Die Wurzeln der Fleischerei Hein reichen bis ins Jahr 1932 zurück. Damals machten sich Georg und Hilde Hein mit einem gemieteten Laden in der Görlitzer Ost-Stadt, ab 1936 in der Moltkestraße selbstständig. Bis zum Krieg lief es gut, doch dann kam Georg Hein aus dem Krieg nicht zurück. Seine Frau gab das Geschäft an einen Görlitzer Fleischer ab, bei dem Sohn Dieter Hein in die Lehre ging. „Das war bei allem Unglück dennoch ein Glück“, sagt Claus Hein. Der 58-Jährige ist einer von zwei Söhnen von Dieter Hein. Er leitet heute die Niederschlesische Wurstmanufaktur Görlitz.

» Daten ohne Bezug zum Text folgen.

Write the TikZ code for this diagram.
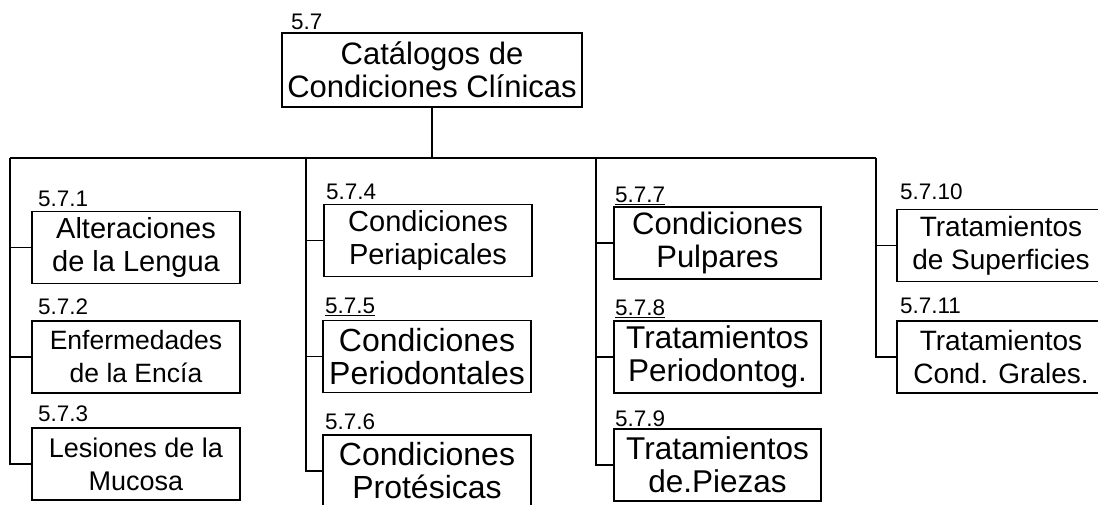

1961 eröffnete seine Großmutter in Hasbergen bei Osnabrück ein Fleischerei-Geschäft. Es entwickelte sich gut. Immer wieder wurde angebaut, bis 1974 im Gewerbegebiet Hasbergen-Gaste ein völlig neuer Betrieb entstand. Nach der Wende fädelte Dieter Hein schon bald wirtschaftliche Verflechtungen in seine Geburtsstadt Görlitz ein und übernahm 1995 den Betrieb im Gewerbering 13. Seit dem Jahr 2015 ist Claus Hein Geschäftsführer des Unternehmens in Görlitz. Er schloss den Laden am Betrieb und strukturierte die Firma völlig um. Die Görlitzer Firma wurde an den Mutterbetrieb in Hasbergen-Gaste angegliedert.

Die 23 Mitarbeiter in Görlitz stellen jede Woche etwa 20 Tonnen Salami und Rohschinken her. In einem Naturreife-Verfahren werden die Produkte haltbar gemacht. Erhältlich sind sie überall, etwa in belegten Brötchen an der Tankstelle oder beim Bäcker, aber auch in Bistros, Hotels und beim Catering – nicht nur in Deutschland, sondern in der EU und in Übersee. Und das soll auch nach der Insolvenz so bleiben.